> Instructions to follow: Without the pictures, extract every line from the start of the material to the line containing "const NARROW = 0.82;", both ends included.

> Recorded information:
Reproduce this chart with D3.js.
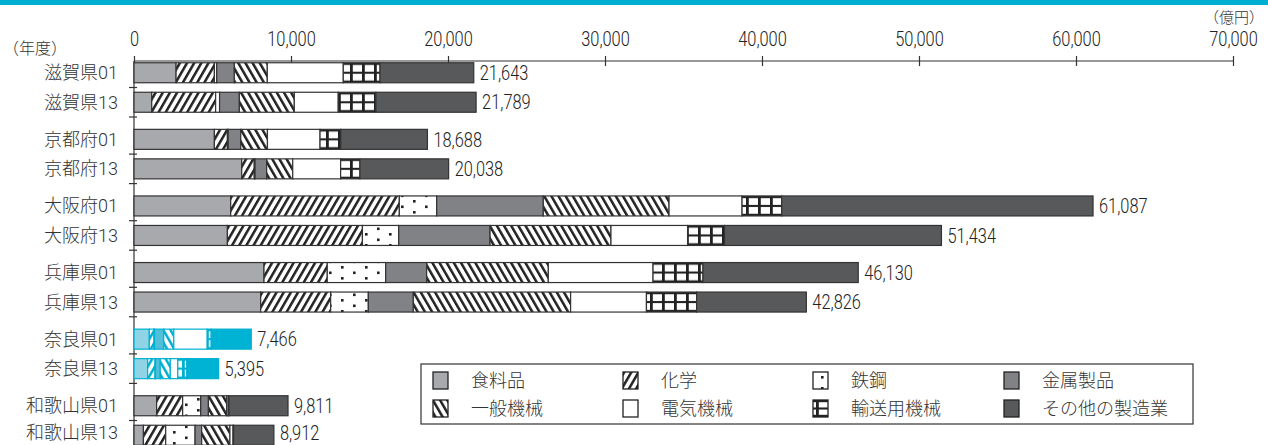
<!DOCTYPE html>
<html><head><meta charset="utf-8">
<script src="https://cdn.jsdelivr.net/npm/d3@7"></script>
<style>
html,body{margin:0;padding:0;background:#fff;}
text{font-family:"Roboto","Noto Sans CJK JP",sans-serif;fill:#333;font-weight:300;}
.cjk{font-family:"Noto Sans CJK JP",sans-serif;font-weight:300;}
.num{font-weight:300;fill:#222;}
</style></head>
<body><svg id="c" width="1268" height="445"></svg>
<script>
const prefectures = ["滋賀県","京都府","大阪府","兵庫県","奈良県","和歌山県"];
const years = ["01","13"];
const categories = ["食料品","化学","鉄鋼","金属製品","一般機械","電気機械","輸送用機械","その他の製造業"];
const highlight = "奈良県";
const tickValues = [0,10000,20000,30000,40000,50000,60000,70000];
const unitLabel = "（億円）";
const yearLabel = "（年度）";
// rows: 滋賀01, 滋賀13, 京都01, 京都13, 大阪01, 大阪13, 兵庫01, 兵庫13, 奈良01, 奈良13, 和歌山01, 和歌山13
const food      = [2680,1130,5120,6860,6160,5950,8280,8070,975,870,1440,600];
const chemical  = [2440,4070,830,800,10740,8600,4030,4455,300,470,1660,1420];
const steel     = [150,250,50,50,2380,2310,3720,2400,30,30,1150,1870];
const metal     = [1120,1260,800,740,6790,5820,2610,2865,590,300,490,420];
const machinery = [2100,3500,1700,1660,8010,7700,7750,10020,640,640,1160,1800];
const electric  = [4840,2800,3350,3050,4650,4880,6670,4830,2130,480,100,200];
const transport = [2340,2400,1320,1230,2525,2350,3180,3195,255,580,50,30];
const other     = [5970,6380,5520,5650,19830,13820,9890,6990,2550,2020,3760,2570];
const totals    = [21643,21789,18688,20038,61087,51434,46130,42826,7466,5395,9811,8912];
const series = [food,chemical,steel,metal,machinery,electric,transport,other];

const svg = d3.select("#c");
const defs = svg.append("defs");
const CYAN = "#00b0d1";
const NARROW = 0.82;

function stripes(id, angle, color){
  const p = defs.append("pattern").attr("id",id).attr("patternUnits","userSpaceOnUse")
    .attr("width",6.2).attr("height",6).attr("patternTransform",`rotate(${angle})`);
  p.append("rect").attr("width",6.2).attr("height",6).attr("fill","#fff");
  p.append("rect").attr("width",2.5).attr("height",6).attr("fill",color);
}
function dots(id, color){
  const p = defs.append("pattern").attr("id",id).attr("patternUnits","userSpaceOnUse")
    .attr("width",24).attr("height",11);
  p.append("rect").attr("width",24).attr("height",11).attr("fill","#fff");
  p.append("rect").attr("x",5).attr("y",2).attr("width",2.6).attr("height",2.6).attr("fill",color);
  p.append("rect").attr("x",17).attr("y",7.5).attr("width",2.6).attr("height",2.6).attr("fill",color);
}
function grid(id, x0, y0, h, color){
  const p = defs.append("pattern").attr("id",id).attr("patternUnits","userSpaceOnUse")
    .attr("x",x0).attr("y",y0).attr("width",12).attr("height",h);
  p.append("rect").attr("width",12).attr("height",h).attr("fill",color);
  const cell = (h-6.5)/2;
  p.append("rect").attr("x",2.8).attr("y",2.2).attr("width",9.2).attr("height",cell).attr("fill","#fff");
  p.append("rect").attr("x",2.8).attr("y",4.3+cell).attr("width",9.2).attr("height",cell).attr("fill","#fff");
}
const themes = {
  k:{stroke:"#333", fills:["#a7a9ac",null,null,"#808285",null,"#fff",null,"#58595b"], ink:"#222"},
  c:{stroke:CYAN, fills:["#8ed4e6",null,null,"#50c0da",null,"#fff",null,"#00b2d3"], ink:CYAN}
};
for (const k of ["k","c"]) {
  stripes("slash-"+k, 30, themes[k].ink);
  stripes("back-"+k, -30, themes[k].ink);
  dots("dots-"+k, themes[k].ink);
}

function narrowText(parent, px, py, str, size, anchor){
  const g = parent.append("g").attr("transform",`translate(${px},${py}) scale(${NARROW},1)`);
  return g.append("text").attr("class","num").attr("text-anchor",anchor||"start").attr("dy","0.36em").attr("font-size",size).text(str);
}

const x = d3.scaleLinear().domain([0,70000]).range([134,1233]);
const yG = d3.scaleBand().domain(prefectures).range([58, 58+6*66.6-7.6]).paddingInner(0.114).paddingOuter(0);
const yY = d3.scaleBand().domain(years).range([0, yG.bandwidth()]);
const barH = 20;

// top band
svg.append("rect").attr("x",0).attr("y",0).attr("width",1268).attr("height",5).attr("fill","#00afcf");

// axis
const ax = svg.append("g").attr("transform","translate(0,61)")
  .call(d3.axisTop(x).tickValues(tickValues).tickSize(5).tickPadding(10).tickFormat(d3.format(",")));
ax.select(".domain").attr("stroke","#333").attr("stroke-width",1.2).attr("d",`M${x(0)},0H${x(70000)}`);
ax.selectAll(".tick line").attr("stroke","#333").attr("stroke-width",1.2).attr("y1",5).attr("y2",-5);
ax.selectAll(".tick text").attr("class","num").attr("font-size",20).attr("fill","#222")
  .attr("transform",`scale(${NARROW},1)`)
  .style("font-family",'"Roboto",sans-serif');

svg.append("text").attr("class","cjk").attr("x",1264).attr("y",23).attr("text-anchor","end").attr("font-size",15).text(unitLabel);
svg.append("text").attr("class","cjk").attr("x",3).attr("y",54).attr("font-size",16).text(yearLabel);

// rows
const rows = [];
prefectures.forEach((p,pi)=>years.forEach((yr,yi)=>{
  const i = pi*2+yi;
  rows.push({pref:p, year:yr, i, cy: yG(p)+yY(yr)+yY.bandwidth()/2, end: yG(p)+yY(yr)+yY.bandwidth()});
}));

// left axis line
svg.append("line").attr("x1",x(0)).attr("x2",x(0)).attr("y1",61).attr("y2",445).attr("stroke","#333").attr("stroke-width",1.2);
svg.selectAll(".ytick").data(rows).join("line").attr("class","ytick")
  .attr("x1",x(0)-5).attr("x2",x(0)+3).attr("y1",d=>d.end).attr("y2",d=>d.end)
  .attr("stroke","#333").attr("stroke-width",1.2);

rows.forEach(r=>{
  const k = r.pref===highlight ? "c" : "k";
  const th = themes[k];
  const top = r.cy - barH/2;
  grid("grid-"+r.i, x(0), top, barH, th.ink);
  const fills = [th.fills[0], `url(#slash-${k})`, `url(#dots-${k})`, th.fills[3], `url(#back-${k})`, th.fills[5], `url(#grid-${r.i})`, th.fills[7]];
  let acc = 0;
  const segs = series.map((s,si)=>{ const v=s[r.i]; const d={x0:acc, x1:acc+v, fill:fills[si]}; acc+=v; return d; });
  const g = svg.append("g");
  g.selectAll("rect").data(segs).join("rect")
    .attr("x",d=>x(d.x0)).attr("y",top).attr("width",d=>x(d.x1)-x(d.x0)).attr("height",barH)
    .attr("fill",d=>d.fill).attr("stroke",th.stroke).attr("stroke-width",1.2);
  const ty = Math.min(r.cy, 432.5);
  narrowText(svg, x(acc)+6, ty, d3.format(",")(totals[r.i]), 20, "start");
  const lab = svg.append("text").attr("x",118).attr("y",ty).attr("dy","0.36em").attr("text-anchor","end").attr("font-size",18);
  lab.append("tspan").attr("class","cjk").text(r.pref);
  lab.append("tspan").text(r.year);
});

// legend
const lg = svg.append("g");
lg.append("rect").attr("x",421).attr("y",364).attr("width",772).attr("height",60).attr("fill","#fff").attr("stroke","#333").attr("stroke-width",1.2);
const colX = [433,623,813,1004];
const rowY = [372,400];
grid("grid-legend", 0, rowY[1], 17, "#222");
const lfills = ["#a7a9ac","url(#slash-k)","url(#dots-k)","#808285","url(#back-k)","#fff","url(#grid-legend)","#58595b"];
categories.forEach((c,ci)=>{
  const cx = colX[ci%4], cy = rowY[Math.floor(ci/4)];
  lg.append("rect").attr("x",cx).attr("y",cy).attr("width",15).attr("height",17)
    .attr("fill",lfills[ci]).attr("stroke","#222").attr("stroke-width",1.3);
  lg.append("text").attr("class","cjk").attr("x",cx+38).attr("y",cy+8.5).attr("dy","0.36em").attr("font-size",18).text(c);
});
</script></body></html>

> Output for this exercise:
Reproduce this chart with D3.js.
<!DOCTYPE html>
<html><head><meta charset="utf-8">
<script src="https://cdn.jsdelivr.net/npm/d3@7"></script>
<style>
html,body{margin:0;padding:0;background:#fff;}
text{font-family:"Roboto","Noto Sans CJK JP",sans-serif;fill:#333;font-weight:300;}
.cjk{font-family:"Noto Sans CJK JP",sans-serif;font-weight:300;}
.num{font-weight:300;fill:#222;}
</style></head>
<body><svg id="c" width="1268" height="445"></svg>
<script>
const prefectures = ["滋賀県","京都府","大阪府","兵庫県","奈良県","和歌山県"];
const years = ["01","13"];
const categories = ["食料品","化学","鉄鋼","金属製品","一般機械","電気機械","輸送用機械","その他の製造業"];
const highlight = "奈良県";
const tickValues = [0,10000,20000,30000,40000,50000,60000,70000];
const unitLabel = "（億円）";
const yearLabel = "（年度）";
// rows: 滋賀01, 滋賀13, 京都01, 京都13, 大阪01, 大阪13, 兵庫01, 兵庫13, 奈良01, 奈良13, 和歌山01, 和歌山13
const food      = [2680,1130,5120,6860,6160,5950,8280,8070,975,870,1440,600];
const chemical  = [2440,4070,830,800,10740,8600,4030,4455,300,470,1660,1420];
const steel     = [150,250,50,50,2380,2310,3720,2400,30,30,1150,1870];
const metal     = [1120,1260,800,740,6790,5820,2610,2865,590,300,490,420];
const machinery = [2100,3500,1700,1660,8010,7700,7750,10020,640,640,1160,1800];
const electric  = [4840,2800,3350,3050,4650,4880,6670,4830,2130,480,100,200];
const transport = [2340,2400,1320,1230,2525,2350,3180,3195,255,580,50,30];
const other     = [5970,6380,5520,5650,19830,13820,9890,6990,2550,2020,3760,2570];
const totals    = [21643,21789,18688,20038,61087,51434,46130,42826,7466,5395,9811,8912];
const series = [food,chemical,steel,metal,machinery,electric,transport,other];

const svg = d3.select("#c");
const defs = svg.append("defs");
const CYAN = "#00b0d1";
const NARROW = 0.82;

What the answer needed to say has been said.